### DATA EXCERPT
○ ○ ○ ○

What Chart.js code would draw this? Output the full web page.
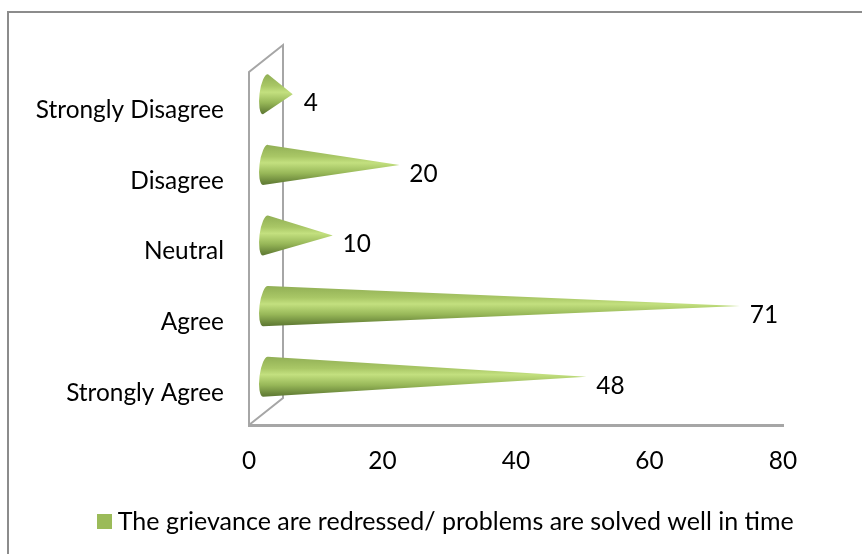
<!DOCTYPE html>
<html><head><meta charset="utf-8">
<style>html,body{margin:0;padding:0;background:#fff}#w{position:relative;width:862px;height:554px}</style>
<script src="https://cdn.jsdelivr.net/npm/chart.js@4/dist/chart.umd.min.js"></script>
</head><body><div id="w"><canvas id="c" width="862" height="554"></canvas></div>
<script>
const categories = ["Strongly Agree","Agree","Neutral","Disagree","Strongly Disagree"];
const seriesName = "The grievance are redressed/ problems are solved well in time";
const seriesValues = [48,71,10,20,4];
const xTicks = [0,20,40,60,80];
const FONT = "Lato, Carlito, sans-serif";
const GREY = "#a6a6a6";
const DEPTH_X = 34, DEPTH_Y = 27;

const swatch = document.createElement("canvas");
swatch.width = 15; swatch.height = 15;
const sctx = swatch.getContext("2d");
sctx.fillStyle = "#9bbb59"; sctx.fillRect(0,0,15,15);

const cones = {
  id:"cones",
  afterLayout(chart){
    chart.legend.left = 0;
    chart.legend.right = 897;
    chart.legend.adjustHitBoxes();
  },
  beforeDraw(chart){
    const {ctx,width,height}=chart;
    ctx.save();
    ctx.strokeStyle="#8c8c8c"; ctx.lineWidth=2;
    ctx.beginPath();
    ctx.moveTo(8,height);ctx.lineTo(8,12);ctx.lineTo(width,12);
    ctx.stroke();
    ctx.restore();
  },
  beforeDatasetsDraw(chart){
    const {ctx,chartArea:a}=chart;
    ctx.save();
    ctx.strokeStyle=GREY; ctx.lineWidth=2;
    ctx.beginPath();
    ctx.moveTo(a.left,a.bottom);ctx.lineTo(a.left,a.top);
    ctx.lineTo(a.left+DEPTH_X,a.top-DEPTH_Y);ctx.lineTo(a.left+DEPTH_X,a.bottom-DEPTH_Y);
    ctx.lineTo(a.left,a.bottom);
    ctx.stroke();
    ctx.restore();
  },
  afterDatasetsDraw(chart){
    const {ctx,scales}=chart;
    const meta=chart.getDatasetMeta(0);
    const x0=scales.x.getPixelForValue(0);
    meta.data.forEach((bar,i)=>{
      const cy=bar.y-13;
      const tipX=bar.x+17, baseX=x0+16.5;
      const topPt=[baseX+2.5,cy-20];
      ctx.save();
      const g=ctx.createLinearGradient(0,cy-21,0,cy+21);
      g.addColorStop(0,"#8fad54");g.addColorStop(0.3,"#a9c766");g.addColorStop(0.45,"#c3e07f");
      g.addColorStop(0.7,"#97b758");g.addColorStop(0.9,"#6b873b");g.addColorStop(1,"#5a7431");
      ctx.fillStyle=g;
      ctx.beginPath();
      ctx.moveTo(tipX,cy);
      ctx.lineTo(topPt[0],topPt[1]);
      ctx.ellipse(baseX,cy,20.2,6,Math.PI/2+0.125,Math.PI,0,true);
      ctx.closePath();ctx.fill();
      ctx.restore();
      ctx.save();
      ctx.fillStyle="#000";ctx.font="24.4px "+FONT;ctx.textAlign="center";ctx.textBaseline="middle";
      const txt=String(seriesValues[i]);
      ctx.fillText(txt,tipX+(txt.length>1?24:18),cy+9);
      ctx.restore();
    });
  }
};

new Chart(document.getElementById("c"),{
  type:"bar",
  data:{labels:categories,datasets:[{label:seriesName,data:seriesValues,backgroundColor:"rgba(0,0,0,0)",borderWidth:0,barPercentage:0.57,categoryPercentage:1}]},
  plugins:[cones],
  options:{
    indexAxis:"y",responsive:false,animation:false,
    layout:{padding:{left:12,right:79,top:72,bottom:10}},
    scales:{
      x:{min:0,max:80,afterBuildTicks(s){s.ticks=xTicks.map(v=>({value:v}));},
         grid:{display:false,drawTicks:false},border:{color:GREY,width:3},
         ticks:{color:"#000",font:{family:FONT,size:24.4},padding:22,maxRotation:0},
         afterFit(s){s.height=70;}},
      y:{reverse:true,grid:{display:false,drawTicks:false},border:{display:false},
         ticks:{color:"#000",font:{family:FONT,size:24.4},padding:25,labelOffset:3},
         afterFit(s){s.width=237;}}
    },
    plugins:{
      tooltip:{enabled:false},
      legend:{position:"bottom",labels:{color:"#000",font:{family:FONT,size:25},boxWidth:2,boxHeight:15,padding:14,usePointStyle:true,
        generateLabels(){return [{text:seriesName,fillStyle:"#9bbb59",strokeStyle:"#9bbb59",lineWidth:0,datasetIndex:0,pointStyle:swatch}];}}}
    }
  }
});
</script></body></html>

○ ○ ○ ○

### GOAL
Quote the listing above in full, except for the pictures.

### THE OUTPUT
What Chart.js code would draw this? Output the full web page.
<!DOCTYPE html>
<html><head><meta charset="utf-8">
<style>html,body{margin:0;padding:0;background:#fff}#w{position:relative;width:862px;height:554px}</style>
<script src="https://cdn.jsdelivr.net/npm/chart.js@4/dist/chart.umd.min.js"></script>
</head><body><div id="w"><canvas id="c" width="862" height="554"></canvas></div>
<script>
const categories = ["Strongly Agree","Agree","Neutral","Disagree","Strongly Disagree"];
const seriesName = "The grievance are redressed/ problems are solved well in time";
const seriesValues = [48,71,10,20,4];
const xTicks = [0,20,40,60,80];
const FONT = "Lato, Carlito, sans-serif";
const GREY = "#a6a6a6";
const DEPTH_X = 34, DEPTH_Y = 27;

const swatch = document.createElement("canvas");
swatch.width = 15; swatch.height = 15;
const sctx = swatch.getContext("2d");
sctx.fillStyle = "#9bbb59"; sctx.fillRect(0,0,15,15);

const cones = {
  id:"cones",
  afterLayout(chart){
    chart.legend.left = 0;
    chart.legend.right = 897;
    chart.legend.adjustHitBoxes();
  },
  beforeDraw(chart){
    const {ctx,width,height}=chart;
    ctx.save();
    ctx.strokeStyle="#8c8c8c"; ctx.lineWidth=2;
    ctx.beginPath();
    ctx.moveTo(8,height);ctx.lineTo(8,12);ctx.lineTo(width,12);
    ctx.stroke();
    ctx.restore();
  },
  beforeDatasetsDraw(chart){
    const {ctx,chartArea:a}=chart;
    ctx.save();
    ctx.strokeStyle=GREY; ctx.lineWidth=2;
    ctx.beginPath();
    ctx.moveTo(a.left,a.bottom);ctx.lineTo(a.left,a.top);
    ctx.lineTo(a.left+DEPTH_X,a.top-DEPTH_Y);ctx.lineTo(a.left+DEPTH_X,a.bottom-DEPTH_Y);
    ctx.lineTo(a.left,a.bottom);
    ctx.stroke();
    ctx.restore();
  },
  afterDatasetsDraw(chart){
    const {ctx,scales}=chart;
    const meta=chart.getDatasetMeta(0);
    const x0=scales.x.getPixelForValue(0);
    meta.data.forEach((bar,i)=>{
      const cy=bar.y-13;
      const tipX=bar.x+17, baseX=x0+16.5;
      const topPt=[baseX+2.5,cy-20];
      ctx.save();
      const g=ctx.createLinearGradient(0,cy-21,0,cy+21);
      g.addColorStop(0,"#8fad54");g.addColorStop(0.3,"#a9c766");g.addColorStop(0.45,"#c3e07f");
      g.addColorStop(0.7,"#97b758");g.addColorStop(0.9,"#6b873b");g.addColorStop(1,"#5a7431");
      ctx.fillStyle=g;
      ctx.beginPath();
      ctx.moveTo(tipX,cy);
      ctx.lineTo(topPt[0],topPt[1]);
      ctx.ellipse(baseX,cy,20.2,6,Math.PI/2+0.125,Math.PI,0,true);
      ctx.closePath();ctx.fill();
      ctx.restore();
      ctx.save();
      ctx.fillStyle="#000";ctx.font="24.4px "+FONT;ctx.textAlign="center";ctx.textBaseline="middle";
      const txt=String(seriesValues[i]);
      ctx.fillText(txt,tipX+(txt.length>1?24:18),cy+9);
      ctx.restore();
    });
  }
};

new Chart(document.getElementById("c"),{
  type:"bar",
  data:{labels:categories,datasets:[{label:seriesName,data:seriesValues,backgroundColor:"rgba(0,0,0,0)",borderWidth:0,barPercentage:0.57,categoryPercentage:1}]},
  plugins:[cones],
  options:{
    indexAxis:"y",responsive:false,animation:false,
    layout:{padding:{left:12,right:79,top:72,bottom:10}},
    scales:{
      x:{min:0,max:80,afterBuildTicks(s){s.ticks=xTicks.map(v=>({value:v}));},
         grid:{display:false,drawTicks:false},border:{color:GREY,width:3},
         ticks:{color:"#000",font:{family:FONT,size:24.4},padding:22,maxRotation:0},
         afterFit(s){s.height=70;}},
      y:{reverse:true,grid:{display:false,drawTicks:false},border:{display:false},
         ticks:{color:"#000",font:{family:FONT,size:24.4},padding:25,labelOffset:3},
         afterFit(s){s.width=237;}}
    },
    plugins:{
      tooltip:{enabled:false},
      legend:{position:"bottom",labels:{color:"#000",font:{family:FONT,size:25},boxWidth:2,boxHeight:15,padding:14,usePointStyle:true,
        generateLabels(){return [{text:seriesName,fillStyle:"#9bbb59",strokeStyle:"#9bbb59",lineWidth:0,datasetIndex:0,pointStyle:swatch}];}}}
    }
  }
});
</script></body></html>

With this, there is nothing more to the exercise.